Housing affordability has been trending below historical averages since 2012, even falling to a 10-year low in the summer of 2018.
This general lack of affordability coupled with the nation’s lackluster inventory growth has left many potential buyers priced out of the market.
Fortunately, the nation’s low-interest-rate environment has spurred significant growth in affordability as Black Knight claims that America’s national payment-to-income ratio declined during the month of September.
According to the company’s Mortgage Monitor report, it only takes 20.7% of the national median income to make monthly principal and interest payments on an average-priced home.
This marks the second-lowest reading within the last 20 months and boosts the nation’s overall housing affordability to a near three-year high.

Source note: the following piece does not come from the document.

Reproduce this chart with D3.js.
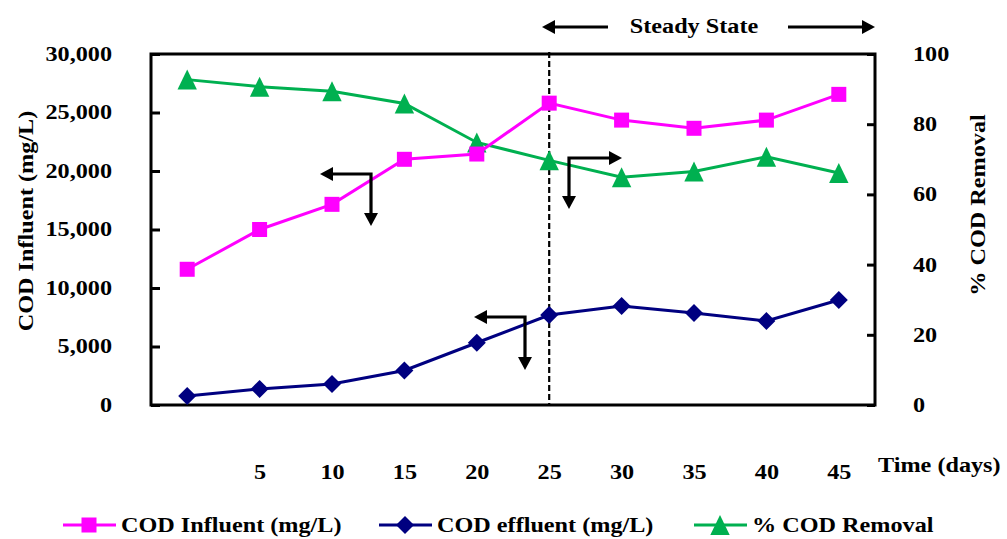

“Back in November 2018, we were reporting on home affordability hitting a nine-year low,” said Ben Graboske, Black Knight’s president of data & analytics. “Interest rates were nearing 5%, pushing the share of national median income required to make the P&I payments on the purchase of the average-priced home to 23.7%. While still below long-term averages, that made housing the least affordable it had been since 2009, spurring a noticeable and extended slowdown in home price growth.”
Graboske says in the time since, rates, which came in at 3.64% last week, have tumbled and the affordability outlook has improved significantly.
“The payment-to-income ratio is now 20.7%, which is the second-lowest it has been in 20 months, behind only August of this year, and about 4.5% below the long-term, pre-crisis norm,” Graboske said. “To help quantify the boost this has given to homebuyers, consider that today’s prevailing 30-year rate has cut the monthly P&I payment to purchase the average-priced home by 10% – about $124 per month – from November.”
Put another way, Graboske says the decline in rates since November has been enough to boost consumer buying power by $46,000 while keeping monthly P&I payments relatively the same.